To the best of our knowledge there are very few numerical studies on the subject that take into account all the aforementioned force contributions. So, in this article I will present an all-inclusive method of acoustophoretic modeling using FLOW-3D. By taking advantage of FLOW-3D’s unique modeling capabilities, we can readily introduce mass particles inside the domain in a random fashion using the updated particle model and then vibrate the entire domain with a given length amplitude at a specified frequency. The microchannel oscillations along with the rest of our numerical simulation results, can be easily visualized using FlowSightTM and its improved non-inertial reference frame rendering capabilities.
For the purpose of this analysis, a computational domain defining a microchannel with a square cross-section with 100μm edges and a total length of 1mm was used. A total of 1148 particles were initially introduced in the entire computational domain in a random fashion. We opted to oscillate the entire microchannel at a constant frequency of 10Khz and at multiple amplitudes. The length of the amplitudes ranged from 3.125μm to 50μm. As a general rule, larger oscillation amplitudes require smaller time-step sizes in order to account for the rapidly varying temporal variable changes. Nonetheless, the total analysis time was less than 2h on a 32 core standalone workstation.
Results and discussion
As seen in Fig. 1, the pressure field varies depending on the phase of the oscillation. More specifically, in Fig. 1a, we observe a pressure front located at the bottom of the channel which occurs during maximum upward acceleration while in Fig. 1b, the pressure front is located at the top of the channel which occurs at the time of maximum downward acceleration. Both Fig. 1 results refer to the case of maximum amplitude where the maximum pressure was found to equal or exceed 2400 Pa (approximately 0.24 Atm).
Animation of the microchannel motion at different levels of amplitude illustrating the evolution of particle sorting. The inset graph shows the channel velocity.
The particle separation animation shows the effectiveness of the acoustophoretic particle separation method and highlights the contributing forces. Note that the particles are affected mostly by pressure and drag forces at low amplitudes, but when the length amplitude of the oscillation becomes similar to the size of the microchannel, the particles are forced into a single separation plane due to impulse forces caused by collisions with the top and bottom walls of the microchannel.

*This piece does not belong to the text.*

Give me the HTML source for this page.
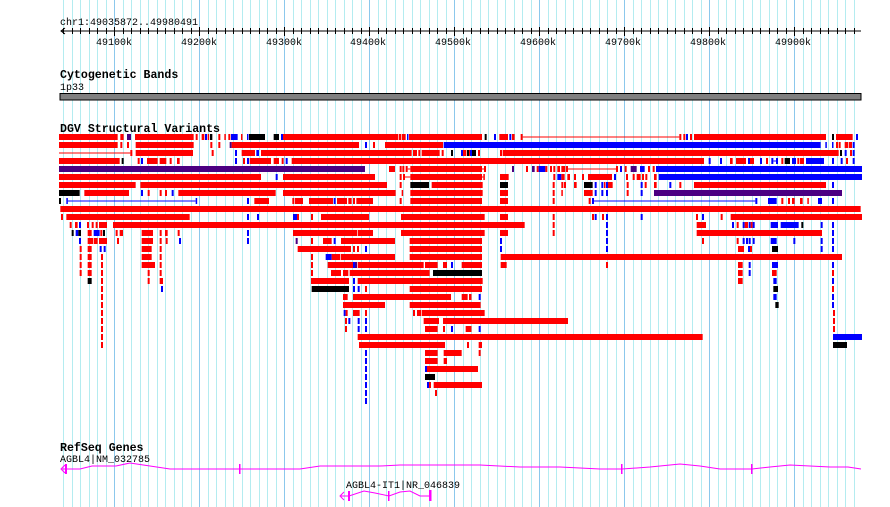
<!DOCTYPE html>
<html><head><meta charset="utf-8"><style>
html,body{margin:0;padding:0;background:#fff;}
svg{display:block;}
text{font-family:"Liberation Mono","DejaVu Sans Mono",monospace;}
</style></head><body>
<svg id="s" width="890" height="507" xmlns="http://www.w3.org/2000/svg">
<g id="grid"></g>
<text x="60" y="25" font-size="10" fill="#000">chr1:49035872..49980491</text>
<line x1="61" y1="31" x2="861" y2="31" stroke="#000"/>
<polyline points="65,28 61,31 65,34" fill="none" stroke="#000"/>
<g id="ticks"></g>
<text x="96" y="45" font-size="10">49100k</text>
<text x="181" y="45" font-size="10">49200k</text>
<text x="266" y="45" font-size="10">49300k</text>
<text x="350" y="45" font-size="10">49400k</text>
<text x="435" y="45" font-size="10">49500k</text>
<text x="520" y="45" font-size="10">49600k</text>
<text x="605" y="45" font-size="10">49700k</text>
<text x="690" y="45" font-size="10">49800k</text>
<text x="775" y="45" font-size="10">49900k</text>
<text x="60" y="78" font-size="11.6" font-weight="bold">Cytogenetic Bands</text>
<text x="60" y="90" font-size="10">1p33</text>
<rect x="60" y="93.5" width="801" height="6.5" fill="#808080" stroke="#000" stroke-width="1"/>
<text x="60" y="132" font-size="11.6" font-weight="bold">DGV Structural Variants</text>
<g id="dgv"></g>
<text x="60" y="451" font-size="11.6" font-weight="bold">RefSeq Genes</text>
<text x="60" y="462" font-size="10">AGBL4|NM_032785</text>
<polyline points="62,469 80,469 92,466 116,466 130,463 150,466 170,469 198,469 239,469 260,469 300,469 320,466 380,466 400,465 450,465 480,465 520,467 560,467 600,469 622,469 650,467 680,464 700,466 720,469 752,469 770,467 790,465 810,466 830,467 848,467 861,469" fill="none" stroke="#ff00ff" stroke-width="1"/>
<polyline points="65,465 61,469 65,473" fill="none" stroke="#ff00ff"/>
<rect x="65" y="464" width="2" height="10" fill="#ff00ff"/>
<rect x="239" y="464" width="1.5" height="10" fill="#ff00ff"/>
<rect x="621" y="464" width="1.5" height="10" fill="#ff00ff"/>
<rect x="751" y="464" width="1.5" height="10" fill="#ff00ff"/>
<text x="346" y="488" font-size="10">AGBL4-IT1|NR_046839</text>
<polyline points="341,496 349,496 364,491 375,493 389,496 400,492 410,491 420,496 430,496" fill="none" stroke="#ff00ff"/>
<polyline points="344,492 340,496 344,500" fill="none" stroke="#ff00ff"/>
<rect x="348" y="491" width="2" height="10" fill="#ff00ff"/>
<rect x="388" y="491" width="1.5" height="10" fill="#ff00ff"/>
<rect x="429" y="490" width="2.5" height="11" fill="#ff00ff"/>
</svg>
<script>
var NS="http://www.w3.org/2000/svg";
function el(p,t,a){var e=document.createElementNS(NS,t);for(var k in a)e.setAttribute(k,a[k]);p.appendChild(e);return e;}
var g=document.getElementById('grid');
for(var i=-6;i<=88;i++){var x=114.3+i*8.5;if(x<59||x>862)continue;x=Math.round(x)+0.5;
 el(g,'line',{x1:x,y1:0,x2:x,y2:507,stroke:(i%10==0)?'#8cc8ec':'#b4ecf0','stroke-width':1});}
var t=document.getElementById('ticks');
for(var i=-6;i<=88;i++){var x=114.3+i*8.5;if(x<62||x>862)continue;x=Math.round(x)+0.5;
 el(t,'line',{x1:x,y1:(i%10==0)?27:28,x2:x,y2:(i%10==0)?36:34,stroke:'#000'});}
var C={r:'#ff0000',b:'#0000ff',k:'#000000',p:'#4b0082'};
var L=[
"12-188r,196-206r,216-228p,240-416r,422-428r,440-448r,450-456b,458-462r,465-472k,490-496r,508-512r,520-526r,528-548b,558-562r,576-580b,582-630k,656-672k,678-684b,684-1030r,1032-1038r,1040-1052r,1056-1060b,1062-1260r",
"12-188r,196-202r,216-222r,242-416r,466-472r,490-496r,524-530p,530-912r,930-936b,954-960r,990-1164r,1166-1260b",
"12-226Lr,226-232r,242-414r,470-476r,540-546b,560-600r,604-612b,618-1070r,1074-1086r,1090-1096r,1100-1154r,1160-1166r,1188-1194k,1218-1224b,1224-1234r,1236-1242k,1242-1250r,1250-1258b",
"12-194r,200-206k,248-254r,258-264b,276-308r,314-334r,344-350r,366-374r,540-546b,564-570r,576-582b,584-648r,656-672r,680-686r,692-698b,710-1260r",
"12-930p,1002-1020r,1034-1040r,1042-1048r,1052-1058r,1058-1066Lr,1066-1260r",
"12-618r,662-668b,684-960r,1034-1040r,1044-1050r,1050-1066Lr,1066-1260r",
"12-242r,256-996r,1034-1040r,1066-1122k,1130-1260r",
"12-74k,88-222r,258-264b,278-284r,314-320r,330-336r,350-356b,370-662r,684-1022r,1040-1044r,1066-1260r",
"12-18k,34-38b,38-422Lb,422-426b,576-582b,598-642r,712-718r,720-744r,762-834r,836-842b,846-876r,880-890r,894-900r,904-954r,1034-1040r,1066-1260r",
"16-1260r",
"18-24r,34-404r,576-582b,606-612b,714-726b,726-732r,768-774r,798-942r,1038-1260r",
"44-50r,60-68r,72-78b,96-102r,110-116r,122-128r,132-156r,174-1260r",
"50-56k,62-70b,70-78k,98-110r,116-134b,136-142r,144-150k,182-188r,194-204r,260-294r,314-320r,330-338r,368-374r,576-582b,714-906r,908-954r,1038-1260r",
"72-78b,98-114r,116-128r,132-156r,186-192r,260-294r,314-320r,332-338r,372-378b,576-582b,722-728p,768-774r,804-830r,836-842b,858-1020r,1064-1260r",
"74-80r,98-110r,134-140b,146-152b,260-290r,314-320r,728-888r,894-900r,906-912r,930-936b,1064-1260r",
"74-80r,98-110r,138-144r,260-290r,314-320r,768-774r,812-830b,830-856r,858-1020r,1064-1260r",
"74-80r,98-110r,138-144r,260-300r,314-320r,768-774r,818-894r,894-900b,900-906p,908-1106r,1110-1148r,1164-1176r,1188-1194b,1220-1260r",
"74-80r,98-110r,138-144r,278-284r,314-320r,768-774r,828-858r,864-880r,884-1124r,1134-1260k",
"98-110k,138-144r,278-284r,314-324r,768-882r,894-900b,908-1260r",
"138-144r,318-324b,770-882k,894-900b,908-914b,930-936r,1064-1260r",
"138-144r,864-878r,894-1188r,1220-1238r,1242-1248r",
"138-144r,864-990r,1064-1260r",
"138-144r,866-872b,872-878r,894-914r,930-936r,1074-1080r,1086-1098r,1100-1260r",
"138-144r,870-876r,880-886b,908-914b,930-936b,1106-1152r,1164-1260r",
"138-144r,870-876r,908-914b,930-936b,1110-1148r,1164-1170r,1188-1194b,1232-1248r",
"138-144r,908-1260r",
"138-144r,912-1170r,1236-1242r",
"930-936b,1110-1148r,1166-1220r",
"930-936b,1110-1148r,1166-1176r",
"930-936b,1110-1116b,1116-1260r",
"930-936b,1110-1140k",
"930-936b,1116-1122b,1122-1128r,1136-1260r",
"930-936b,1140-1146r",
"930-936b"];
var R=[
"0-36r,44-50k,72-78b,88-114r,118-124b,126-134r,152-158r,158-628Lr,628-634r,640-646r,648-654b,660-666r,672-1068r,1086-1092k,1098-1148r,1158-1164b",
"0-1052b,1066-1070b,1086-1090b,1098-1104r,1106-1112r,1124-1134r,1136-1146r,1148-1154b",
"0-6b,6-18k,24-30r,90-96r,98-1106r,1110-1116k,1124-1130b,1140-1146r,1148-1154b",
"0-702r,716-722b,750-756b,780-788r,798-828r,834-840b,840-852r,870-876b,888-894r,904-910b,910-918Lb,918-924b,934-940r,944-960k,966-978b,982-988r,990-1002r,1008-1062b,1086-1092b,1112-1118b,1128-1134r,1148-1154b",
"0-36r,36-44Lr,42-48r,126-132p,168-174r,186-194p,200-206r,206-226b,226-232r,240-246r,250-256r,262-270r,274-286r,288-294r,294-440Lr,438-444r,450-456b,464-470r,482-500p,510-524b,534-540r,548-554r,558-1176b",
"0-36r,36-40Lr,40-44r,90-116r,250-256r,262-274b,274-284r,292-300r,312-318r,336-342r,354-426r,432-438b,468-474r,488-494r,500-512r,516-522r,526-532r,552-560r,566-1176b",
"0-38r,90-114k,248-254r,274-280r,282-288r,312-320r,342-368k,374-380b,394-400b,402-406r,408-414b,414-428r,470-476r,512-518b,524-530r,552-560r,598-604b,628-634r,672-1068r,1086-1092b",
"0-38r,90-114r,248-254r,274-278r,342-368r,374-380b,394-400b,408-414b,470-476r,512-518b,552-1116p",
"0-36r,90-114r,248-254r,356-362r,366-372b,372-856Lb,856-862b,894-920b,934-940r,954-960r,966-974r,990-998r,1012-1016r,1044-1056b,1086-1092b",
"0-1172r",
"0-44r,90-114r,248-254r,366-372r,374-380b,396-402r,408-414b,512-518b,678-684r,696-702b,752-758r,782-1176r",
"0-164r,248-254r,408-414b,680-708r,786-792b,800-806r,818-824b,824-834r,836-842b,842-848r,848-854b,902-924b,932-986b,994-1000k,1052-1058b,1086-1092b",
"0-44r,90-114r,248-254r,408-414b,680-1056r,1086-1092b",
"0-36r,90-96b,408-414b,696-702r,800-806r,818-824b,828-834b,836-842b,848-854b,902-920b,970-976b,1052-1058b,1086-1092b",
"0-36r,90-96b,408-414b,804-822r,834-840b,840-846r,906-924k,1052-1058b,1086-1092b",
"0-36r,92-1116r",
"0-36r,92-110r,408-414r,804-818r,836-842b,906-924b,1086-1092b",
"0-36k,804-818r,836-842b,906-920r,1086-1092r",
"0-38r,804-818r,910-920b,1086-1092b",
"0-36r,910-924k,1086-1092r",
"0-3r,26-32b,910-920b,1086-1092b",
"0-32r,916-926k,1086-1092b",
"0-44r,1089-1095r",
"0-294r,1089-1095r",
"0-3r,26-32b,1089-1095r",
"0-698r,1089-1176b",
"26-36r,1089-1131k",
"26-32r","","0-24r","","0-36r","",""];
var d=document.getElementById('dgv');
function draw(rows,off){for(var i=0;i<rows.length;i++){if(!rows[i])continue;var y=134+8*i;
 rows[i].split(',').forEach(function(s){var m=s.match(/^(\d+)-(\d+)(L?)([rbkp])$/);if(!m)return;
  var x1=off+(+m[1])/3,x2=off+(+m[2])/3,c=C[m[4]];
  if(m[3])el(d,'rect',{x:x1,y:y+2.5,width:Math.max(x2-x1,1),height:1,fill:c});
  else el(d,'rect',{x:x1,y:y,width:Math.max(x2-x1,1.5),height:6,fill:c});});}}
draw(L,55);draw(R,470);
</script>
</body></html>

It is important to note that the numerical results obtained with this modeling method appear to indicate a separation level exceeding 90% for an overall process time of less than 4ms.
Based on our preliminary analysis, we can conclude that acoustophoretic processes can be a very efficient method of particle separation in terms of time and energy required. And with the improved particle model in v11.2, FLOW-3D represents a very powerful option for modeling such processes due its abundance of physical models and enhanced rendering capabilities.